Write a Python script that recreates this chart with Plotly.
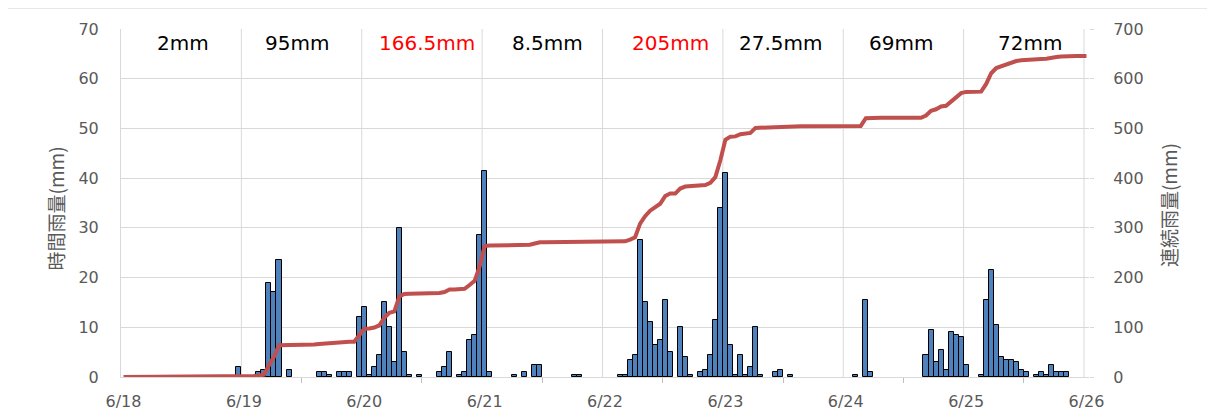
import numpy as np
import plotly.graph_objects as go

# ---------------- data ----------------
# hourly rainfall (mm), 193 hourly points from 6/18 0:00 to 6/26 0:00
hourly_rain = [
    # 6/18
    0, 0, 0, 0, 0, 0, 0, 0, 0, 0, 0, 0, 0, 0, 0, 0, 0, 0, 0, 0, 0, 0, 0, 2,
    # 6/19
    0, 0, 0, 1, 1.5, 19, 17, 23.5, 0, 1.5, 0, 0, 0, 0, 0, 1, 1, 0.5, 0, 1, 1, 1, 0, 12,
    # 6/20
    14, 0.5, 2, 4.5, 15, 10, 3, 30, 5, 0.5, 0, 0.5, 0, 0, 0, 1, 2, 5, 0, 0.5, 1, 7.5, 8.5, 28.5,
    # 6/21
    41.5, 1, 0, 0, 0, 0, 0.5, 0, 1, 0, 2.5, 2.5, 0, 0, 0, 0, 0, 0, 0.5, 0.5, 0, 0, 0, 0,
    # 6/22
    0, 0, 0, 0.5, 0.5, 3.5, 4.5, 27.5, 15, 11, 6.5, 7.5, 15.5, 5, 0, 10, 4, 0.5, 0, 1, 1.5, 4.5, 11.5, 34,
    # 6/23
    41, 6.5, 0.5, 4.5, 0.5, 2, 10, 0.5, 0, 0, 1, 1.5, 0, 0.5, 0, 0, 0, 0, 0, 0, 0, 0, 0, 0,
    # 6/24
    0, 0, 0.5, 0, 15.5, 1, 0, 0, 0, 0, 0, 0, 0, 0, 0, 0, 4.5, 9.5, 3, 5.5, 1.5, 9, 8.5, 8,
    # 6/25
    2.5, 0, 0, 0.5, 15.5, 21.5, 10.5, 4, 3.5, 3.5, 3, 1.5, 1, 0, 0.5, 1, 0.5, 2.5, 1, 1, 1, 0, 0, 0,
    # 6/26 0:00
    0,
]
date_labels = ["6/18", "6/19", "6/20", "6/21", "6/22", "6/23", "6/24", "6/25", "6/26"]
day_totals = ["2mm", "95mm", "166.5mm", "8.5mm", "205mm", "27.5mm", "69mm", "72mm"]
day_total_colors = ["black", "black", "red", "black", "red", "black", "black", "black"]
left_title = "時間雨量(mm)"
right_title = "連続雨量(mm)"

# ---------------- figure ----------------
hours = np.arange(len(hourly_rain))
cumulative = np.cumsum(hourly_rain)
bar_vals = [v if v > 0 else None for v in hourly_rain]

GRID = "#d9d9d9"
TXT = "#595959"

fig = go.Figure()
fig.add_trace(go.Bar(
    x=hours, y=bar_vals,
    marker=dict(color="#4F81BD", line=dict(color="black", width=1)),
    width=1, showlegend=False, hoverinfo="x+y",
))
fig.add_trace(go.Scatter(
    x=hours, y=cumulative, yaxis="y2", mode="lines",
    line=dict(color="#C0504D", width=4), showlegend=False,
))

shapes = []
for k in range(8):
    xv = 23.5 + 24 * k
    shapes.append(dict(type="line", xref="x", yref="paper", x0=xv, x1=xv, y0=0, y1=1,
                       line=dict(color=GRID, width=1), layer="below"))
# outer chart frame
shapes.append(dict(type="rect", xref="paper", yref="paper",
                   x0=-0.1178, x1=1.1285, y0=-0.3, y1=1.06,
                   line=dict(color=GRID, width=1), layer="below"))

ann_x = [11.9, 34.5, 60.6, 84.5, 109.0, 131.1, 155.1, 180.8]
annotations = []
for xv, t, c in zip(ann_x, day_totals, day_total_colors):
    annotations.append(dict(x=xv, y=0.96, xref="x", yref="paper", text=t, showarrow=False,
                            font=dict(family="DejaVu Sans", size=20, color=c),
                            xanchor="center", yanchor="middle"))
annotations.append(dict(x=-0.068, y=0.485, xref="paper", yref="paper", text=left_title,
                        textangle=-90, showarrow=False, xanchor="center", yanchor="middle",
                        font=dict(family="Noto Sans CJK JP", size=19, color=TXT)))
annotations.append(dict(x=1.082, y=0.495, xref="paper", yref="paper", text=right_title,
                        textangle=-90, showarrow=False, xanchor="center", yanchor="middle",
                        font=dict(family="Noto Sans CJK JP", size=19, color=TXT)))

# the page adds an 8px body margin, so the figure is made 8px smaller
fig.update_layout(
    width=1207, height=411,
    margin=dict(l=113, r=126, t=21, b=42, autoexpand=False),
    paper_bgcolor="white", plot_bgcolor="white",
    bargap=0,
    shapes=shapes, annotations=annotations,
    xaxis=dict(
        range=[-0.5, 192.5], tickmode="array", automargin=False,
        tickvals=[24 * k for k in range(len(date_labels))], ticktext=date_labels,
        showgrid=False, zeroline=False, showline=True, linecolor=GRID, linewidth=1,
        ticks="", ticklabelstandoff=10,
        tickfont=dict(family="DejaVu Sans", size=16, color=TXT),
        minor=dict(tickmode="array", tickvals=[35.5 + 24 * k for k in range(7)],
                   ticks="outside", ticklen=5, tickcolor="#bfbfbf", showgrid=False),
    ),
    yaxis=dict(
        range=[0, 70], dtick=10, showgrid=True, gridcolor=GRID, gridwidth=1,
        zeroline=False, showline=True, linecolor=GRID, ticks="", automargin=False,
        ticklabelstandoff=18,
        tickfont=dict(family="DejaVu Sans", size=16, color=TXT),
    ),
    yaxis2=dict(
        range=[0, 700], dtick=100, overlaying="y", side="right", showgrid=False,
        zeroline=False, showline=False, ticks="outside", ticklen=4, tickcolor=GRID,
        ticklabelstandoff=16, automargin=False,
        tickfont=dict(family="DejaVu Sans", size=16, color=TXT),
    ),
)

fig.write_html("out.html")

-------

> [Exercise description] Return the material exactly as given, apart from the pictures.

> [Finished task]
Write a Python script that recreates this chart with Plotly.
import numpy as np
import plotly.graph_objects as go

# ---------------- data ----------------
# hourly rainfall (mm), 193 hourly points from 6/18 0:00 to 6/26 0:00
hourly_rain = [
    # 6/18
    0, 0, 0, 0, 0, 0, 0, 0, 0, 0, 0, 0, 0, 0, 0, 0, 0, 0, 0, 0, 0, 0, 0, 2,
    # 6/19
    0, 0, 0, 1, 1.5, 19, 17, 23.5, 0, 1.5, 0, 0, 0, 0, 0, 1, 1, 0.5, 0, 1, 1, 1, 0, 12,
    # 6/20
    14, 0.5, 2, 4.5, 15, 10, 3, 30, 5, 0.5, 0, 0.5, 0, 0, 0, 1, 2, 5, 0, 0.5, 1, 7.5, 8.5, 28.5,
    # 6/21
    41.5, 1, 0, 0, 0, 0, 0.5, 0, 1, 0, 2.5, 2.5, 0, 0, 0, 0, 0, 0, 0.5, 0.5, 0, 0, 0, 0,
    # 6/22
    0, 0, 0, 0.5, 0.5, 3.5, 4.5, 27.5, 15, 11, 6.5, 7.5, 15.5, 5, 0, 10, 4, 0.5, 0, 1, 1.5, 4.5, 11.5, 34,
    # 6/23
    41, 6.5, 0.5, 4.5, 0.5, 2, 10, 0.5, 0, 0, 1, 1.5, 0, 0.5, 0, 0, 0, 0, 0, 0, 0, 0, 0, 0,
    # 6/24
    0, 0, 0.5, 0, 15.5, 1, 0, 0, 0, 0, 0, 0, 0, 0, 0, 0, 4.5, 9.5, 3, 5.5, 1.5, 9, 8.5, 8,
    # 6/25
    2.5, 0, 0, 0.5, 15.5, 21.5, 10.5, 4, 3.5, 3.5, 3, 1.5, 1, 0, 0.5, 1, 0.5, 2.5, 1, 1, 1, 0, 0, 0,
    # 6/26 0:00
    0,
]
date_labels = ["6/18", "6/19", "6/20", "6/21", "6/22", "6/23", "6/24", "6/25", "6/26"]
day_totals = ["2mm", "95mm", "166.5mm", "8.5mm", "205mm", "27.5mm", "69mm", "72mm"]
day_total_colors = ["black", "black", "red", "black", "red", "black", "black", "black"]
left_title = "時間雨量(mm)"
right_title = "連続雨量(mm)"

# ---------------- figure ----------------
hours = np.arange(len(hourly_rain))
cumulative = np.cumsum(hourly_rain)
bar_vals = [v if v > 0 else None for v in hourly_rain]

GRID = "#d9d9d9"
TXT = "#595959"

fig = go.Figure()
fig.add_trace(go.Bar(
    x=hours, y=bar_vals,
    marker=dict(color="#4F81BD", line=dict(color="black", width=1)),
    width=1, showlegend=False, hoverinfo="x+y",
))
fig.add_trace(go.Scatter(
    x=hours, y=cumulative, yaxis="y2", mode="lines",
    line=dict(color="#C0504D", width=4), showlegend=False,
))

shapes = []
for k in range(8):
    xv = 23.5 + 24 * k
    shapes.append(dict(type="line", xref="x", yref="paper", x0=xv, x1=xv, y0=0, y1=1,
                       line=dict(color=GRID, width=1), layer="below"))
# outer chart frame
shapes.append(dict(type="rect", xref="paper", yref="paper",
                   x0=-0.1178, x1=1.1285, y0=-0.3, y1=1.06,
                   line=dict(color=GRID, width=1), layer="below"))

ann_x = [11.9, 34.5, 60.6, 84.5, 109.0, 131.1, 155.1, 180.8]
annotations = []
for xv, t, c in zip(ann_x, day_totals, day_total_colors):
    annotations.append(dict(x=xv, y=0.96, xref="x", yref="paper", text=t, showarrow=False,
                            font=dict(family="DejaVu Sans", size=20, color=c),
                            xanchor="center", yanchor="middle"))
annotations.append(dict(x=-0.068, y=0.485, xref="paper", yref="paper", text=left_title,
                        textangle=-90, showarrow=False, xanchor="center", yanchor="middle",
                        font=dict(family="Noto Sans CJK JP", size=19, color=TXT)))
annotations.append(dict(x=1.082, y=0.495, xref="paper", yref="paper", text=right_title,
                        textangle=-90, showarrow=False, xanchor="center", yanchor="middle",
                        font=dict(family="Noto Sans CJK JP", size=19, color=TXT)))

# the page adds an 8px body margin, so the figure is made 8px smaller
fig.update_layout(
    width=1207, height=411,
    margin=dict(l=113, r=126, t=21, b=42, autoexpand=False),
    paper_bgcolor="white", plot_bgcolor="white",
    bargap=0,
    shapes=shapes, annotations=annotations,
    xaxis=dict(
        range=[-0.5, 192.5], tickmode="array", automargin=False,
        tickvals=[24 * k for k in range(len(date_labels))], ticktext=date_labels,
        showgrid=False, zeroline=False, showline=True, linecolor=GRID, linewidth=1,
        ticks="", ticklabelstandoff=10,
        tickfont=dict(family="DejaVu Sans", size=16, color=TXT),
        minor=dict(tickmode="array", tickvals=[35.5 + 24 * k for k in range(7)],
                   ticks="outside", ticklen=5, tickcolor="#bfbfbf", showgrid=False),
    ),
    yaxis=dict(
        range=[0, 70], dtick=10, showgrid=True, gridcolor=GRID, gridwidth=1,
        zeroline=False, showline=True, linecolor=GRID, ticks="", automargin=False,
        ticklabelstandoff=18,
        tickfont=dict(family="DejaVu Sans", size=16, color=TXT),
    ),
    yaxis2=dict(
        range=[0, 700], dtick=100, overlaying="y", side="right", showgrid=False,
        zeroline=False, showline=False, ticks="outside", ticklen=4, tickcolor=GRID,
        ticklabelstandoff=16, automargin=False,
        tickfont=dict(family="DejaVu Sans", size=16, color=TXT),
    ),
)

fig.write_html("out.html")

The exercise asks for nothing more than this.